また、施設設備であっても製造の経験が活かせることもありますし、製造部門の担当者から製造機器に関して相談されることも少なくありません。ですから、個人的には今の仕事に就いて、視野が広がったと感じています。

転職して良かったと思うことは?

やはり今まで携わったことがない仕事を経験できていることですね。毎日やることが違うので、日々新鮮な気持ちで働くことができています。

「新しいことに挑戦したい」という想いは、微研に転職したことで叶えられていると感じています。特に微研には、自らやりたいと手を挙げたことに対して、大きな裁量を持たせてくれるという大きな特長があります。

例えば、何か新しいプロジェクトを計画する際に追加予算が必要になったとしても、社内の調整を図り提案を行うことによって必要なことであれば柔軟な対応を取ってくれます。

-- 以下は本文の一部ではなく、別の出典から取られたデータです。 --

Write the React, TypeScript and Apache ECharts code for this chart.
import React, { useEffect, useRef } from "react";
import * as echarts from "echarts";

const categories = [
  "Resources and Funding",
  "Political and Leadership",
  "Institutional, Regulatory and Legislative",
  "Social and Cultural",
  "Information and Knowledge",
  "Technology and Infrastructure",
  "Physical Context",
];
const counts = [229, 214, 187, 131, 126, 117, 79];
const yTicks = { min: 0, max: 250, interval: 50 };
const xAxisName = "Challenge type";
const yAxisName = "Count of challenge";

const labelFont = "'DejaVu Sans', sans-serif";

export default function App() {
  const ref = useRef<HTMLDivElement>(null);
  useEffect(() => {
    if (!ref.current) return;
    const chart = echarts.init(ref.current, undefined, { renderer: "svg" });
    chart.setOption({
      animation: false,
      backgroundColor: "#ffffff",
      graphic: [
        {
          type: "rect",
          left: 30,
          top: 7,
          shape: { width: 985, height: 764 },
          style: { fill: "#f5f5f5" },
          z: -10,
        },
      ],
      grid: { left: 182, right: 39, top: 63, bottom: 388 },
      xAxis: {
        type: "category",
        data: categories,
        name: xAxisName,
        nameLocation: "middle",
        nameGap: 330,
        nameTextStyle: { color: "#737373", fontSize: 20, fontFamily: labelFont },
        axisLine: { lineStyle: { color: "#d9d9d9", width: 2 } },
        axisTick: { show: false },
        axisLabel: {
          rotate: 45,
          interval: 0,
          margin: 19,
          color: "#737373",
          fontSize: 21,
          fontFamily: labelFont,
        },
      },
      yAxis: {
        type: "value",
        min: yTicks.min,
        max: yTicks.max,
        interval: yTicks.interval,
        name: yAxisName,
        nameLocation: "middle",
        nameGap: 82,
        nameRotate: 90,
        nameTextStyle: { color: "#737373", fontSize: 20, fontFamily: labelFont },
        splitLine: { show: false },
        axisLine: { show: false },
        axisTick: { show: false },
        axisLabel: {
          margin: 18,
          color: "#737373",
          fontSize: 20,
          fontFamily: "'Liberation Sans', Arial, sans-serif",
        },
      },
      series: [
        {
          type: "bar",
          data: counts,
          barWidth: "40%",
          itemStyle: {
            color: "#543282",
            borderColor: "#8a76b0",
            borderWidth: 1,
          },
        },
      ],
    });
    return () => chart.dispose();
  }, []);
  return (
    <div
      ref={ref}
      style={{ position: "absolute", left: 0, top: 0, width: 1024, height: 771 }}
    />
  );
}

実際に、現在品質管理部門と協力して数億円規模となる投資案件も行っています。このように、スケールの大きな仕事でも手を挙げれば任せてもらえる今の環境は、大きなやりがいに繋がっています。

困っていることや課題はありますか?

長年の組織運営によって得られた経験や知見によって、社内のルールやマニュアルがしっかりと整備されていますが、それが原因で変革や改善が起こりにくくなっているように感じます。

産業構造の変化や人材不足が叫ばれている中で、会社としても変わらなければならない部分が少なからずあると思います。ですから、改善が見込めるところはしっかりと意見するように心掛けています。

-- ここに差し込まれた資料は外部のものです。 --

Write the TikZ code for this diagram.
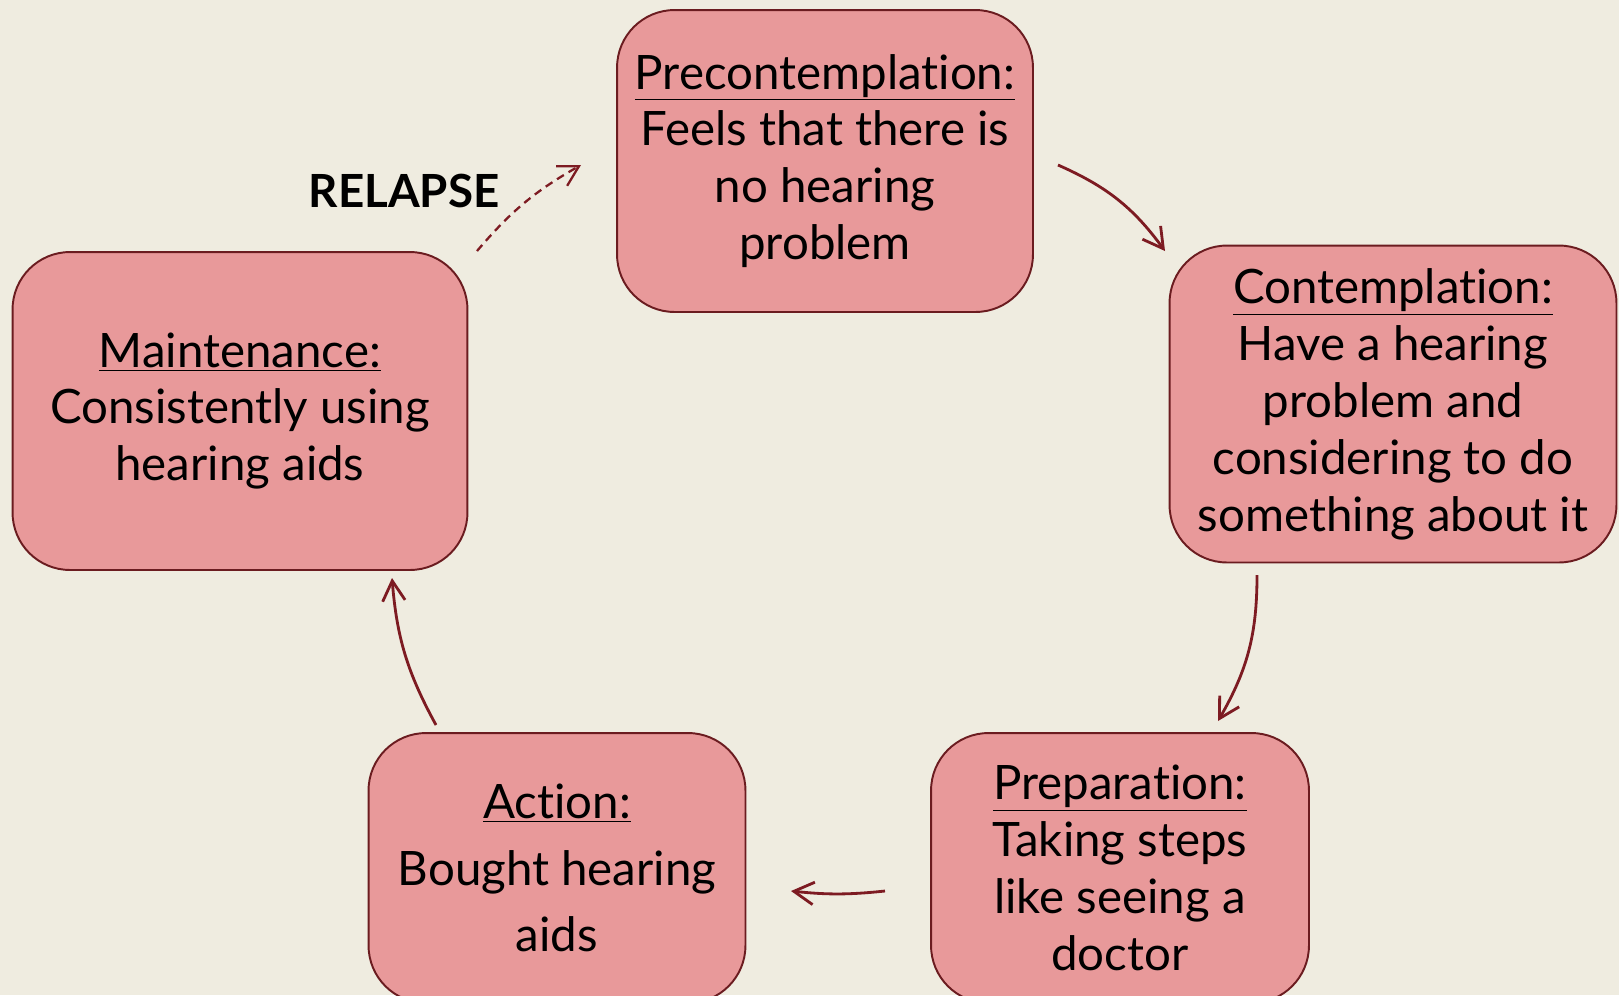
\documentclass[tikz,border=0pt]{standalone}
\usepackage{fontspec}
\setmainfont{Lato}[RawFeature={-liga;-clig;-calt;-dlig;-hlig}]
\usepackage{xcolor}
\definecolor{clPaper}{HTML}{EFECE0}
\definecolor{clStage}{HTML}{E8999A}
\definecolor{clEdge}{HTML}{6B1C20}
\definecolor{clArrow}{HTML}{7D1B22}
\usetikzlibrary{arrows.meta,calc}
\tikzset{
  stage/.style={rectangle, rounded corners=1.15cm, draw=clEdge, fill=clStage,
                line width=1.1pt, align=center, inner sep=4pt, text=black,
                font=\fontsize{27}{32.4}\selectfont},
  stepflow/.style={-{Straight Barb[length=4mm,width=4.5mm]}, line width=1.6pt, draw=clArrow},
  relapseflow/.style={stepflow, line width=1.3pt, dash pattern=on 1.6mm off 1.1mm},
}

\begin{document}
\begin{tikzpicture}[x=0.02cm, y=-0.02cm]
  \fill[clPaper] (0,0) rectangle (1619,995);
  \useasboundingbox (0,0) rectangle (1619,995);

  \node[stage, minimum width=8.32cm, minimum height=6.04cm] (pre) at (825,161)
    {\underline{Precontemplation:}\\Feels that there is\\no hearing\\problem};
  \node[stage, minimum width=8.94cm, minimum height=6.34cm] (con) at (1393,404)
    {\underline{Contemplation:}\\Have a hearing\\problem and\\considering to do\\something about it};
  \node[stage, minimum width=7.56cm, minimum height=5.4cm] (prep) at (1120,868)
    {\underline{Preparation:}\\Taking steps\\like seeing a\\doctor};
  \node[stage, minimum width=7.54cm, minimum height=5.4cm,
        font=\fontsize{27}{38}\selectfont] (act) at (557,868)
    {\underline{Action:}\\Bought hearing\\aids};
  \node[stage, minimum width=9.1cm, minimum height=6.36cm] (mai) at (240,411)
    {\underline{Maintenance:}\\Consistently using\\hearing aids};

  \node[font=\fontsize{26}{30}\selectfont\bfseries] (rel) at (404,191) {RELAPSE};

  % loose ends of the arrows
  \coordinate (preOut) at (1058,165);
  \coordinate (conIn) at (1165,251);
  \coordinate (conOut) at (1257,575);
  \coordinate (prepIn) at (1218,721);
  \coordinate (prepOut) at (885,891);
  \coordinate (actIn) at (791,891);
  \coordinate (actOut) at (436,725);
  \coordinate (maiIn) at (392,578);
  \coordinate (maiOut) at (477,251);
  \coordinate (preIn) at (581,165);

  \draw[stepflow] (preOut) to[bend left=15] (conIn);
  \draw[stepflow] (conOut) to[bend left=15] (prepIn);
  \draw[stepflow] (prepOut) to[bend left=6] (actIn);
  \draw[stepflow] (actOut) to[bend left=12] (maiIn);
  \draw[relapseflow] (maiOut) to[bend left=10] (preIn);
\end{tikzpicture}
\end{document}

中途入社メンバーが多いので、周囲にも同じような課題を感じている方が多いんです。変わらないと諦めるのではなく、健全に意見を出し合うことで、もっといい会社になっていくと考えています。

生活面の変化はありましたか?

実家から近くなったことで、母親が喜んでいました。また、妹が車で1時間もかからない場所に暮らしているので、子どもを連れてたびたび会いに行っています。妹にも子どもがいるので、従兄弟同士で仲良く遊んでいますね。

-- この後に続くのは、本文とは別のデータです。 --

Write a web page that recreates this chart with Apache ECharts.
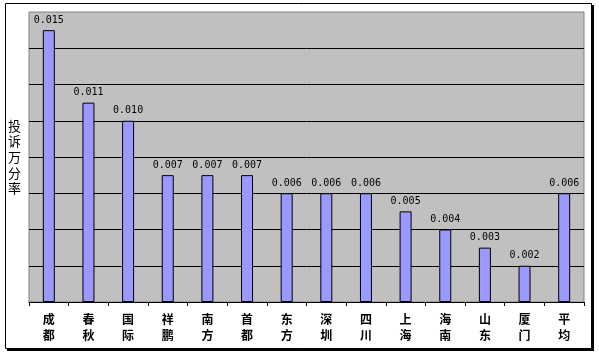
<!DOCTYPE html>
<html><head><meta charset="utf-8">
<script src="https://cdn.jsdelivr.net/npm/echarts@6/dist/echarts.min.js"></script>
<style>html,body{margin:0;padding:0;background:#fff}#c{width:599px;height:355px}</style>
</head><body><div id="c"></div>
<script>
const categories = ['成都','春秋','国际','祥鹏','南方','首都','东方','深圳','四川','上海','海南','山东','厦门','平均'];
const values = [0.015,0.011,0.010,0.007,0.007,0.007,0.006,0.006,0.006,0.005,0.004,0.003,0.002,0.006];
const yMin = 0, yMax = 0.016, yInterval = 0.002;
const yName = '投诉万分率';

const chart = echarts.init(document.getElementById('c'));
chart.setOption({
  animation: false,
  backgroundColor: '#fff',
  graphic: [
    {type:'rect', shape:{x:7,y:5,width:587,height:346}, style:{fill:'#000'}, z:-10},
    {type:'rect', shape:{x:5.5,y:3.5,width:586,height:345}, style:{fill:'#fff',stroke:'#000',lineWidth:1}, z:-9}
  ],
  grid: {left:29, right:15, top:12, bottom:53, show:true, backgroundColor:'#c0c0c0', borderColor:'#808080', borderWidth:1, z:0},
  xAxis: {
    type:'category', data: categories,
    axisLine:{lineStyle:{color:'#000',width:1}},
    axisTick:{show:true, alignWithLabel:false, length:4, lineStyle:{color:'#000'}},
    axisLabel:{interval:0, margin:9, fontSize:12, fontWeight:'bold', color:'#000', lineHeight:16,
      fontFamily:'Noto Sans CJK SC', formatter: v => v.split('').join('\n')}
  },
  yAxis: {
    type:'value', min:yMin, max:yMax, interval:yInterval,
    name: yName.split('').join('\n'), nameLocation:'middle', nameGap:8, nameRotate:0,
    nameTextStyle:{fontSize:13, color:'#000', lineHeight:15.6, fontFamily:'Noto Sans CJK SC', padding:[0,0,22,0]},
    axisLine:{show:false}, axisTick:{show:false}, axisLabel:{show:false},
    splitLine:{show:true, showMaxLine:false, lineStyle:{color:'#000', width:1}}
  },
  series: [{
    type:'bar', data: values, barWidth:12,
    itemStyle:{color:'#9999ff', borderColor:'#000', borderWidth:1},
    label:{show:true, position:'top', distance:5, fontSize:10, color:'#000',
      fontFamily:'DejaVu Sans Mono', formatter: p => p.value.toFixed(3)}
  }]
});
</script></body></html>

私は愛媛県出身で、香川での生活は初めてでしたが、気候的には愛媛と近く、とても快適に過ごせています。

転職を考えている人にアドバイスをお願いします。

転職にハードルの高さを感じている方も多いと思います。私自身も転職活動中は上手くいかない時期もあり、「自分は誰にも評価されていないのではないか」と気持ちが落ち込むこともありました。

それでも諦めずに転職活動を続けた結果、今の会社から「ぜひ来てほしい」という言葉と内定をもらえたことは、とても嬉しかったです。自分を必要としてくれる環境の中で新しい経験を積み、挑戦の機会にも恵まれている今の状況は、転職によって叶えられたと感じています。

もちろん、100点満点の転職先を見つけることはなかなか難しいかもしれませんが、まずは自分が掲げる理想の未来に向けて一歩踏み出してみることも人生において必要だと感じています。

担当コンサルタントから

コンサルタント 
四ノ宮 こころ

転勤を繰り返す生活への不安や、仕事でやりたいことへの挑戦を求めて転職を決意した小林さん。転職活動では大手企業から内定を得たものの、「自分が本当に必要とされる環境かどうか」という判断基準に基づき、辞退を選んだこともありました。

心が折れそうになるほどの葛藤を乗り越え、ついに望んでいた環境と出会えたエピソードからは、信じると決めたことを諦めない大切さを教えられます。インタビューでは、今の仕事での充実感に加えて、組織の課題に対して何ができるか、その先の成長や組織のさらなる可能性についても話が広がりました。

微研の人事部門がキャリア人材に期待しているのは、「業務改善や事業革新のためのヒントを提示し、組織に横串を刺してくれること」と伺っています。まさに微研が求めていた人物像に合致する小林さん。転職後、自ら手を挙げて挑戦し、周囲を巻き込んでいく姿から私自身も多くの学びを得ました。今後ますますのご活躍を期待しています。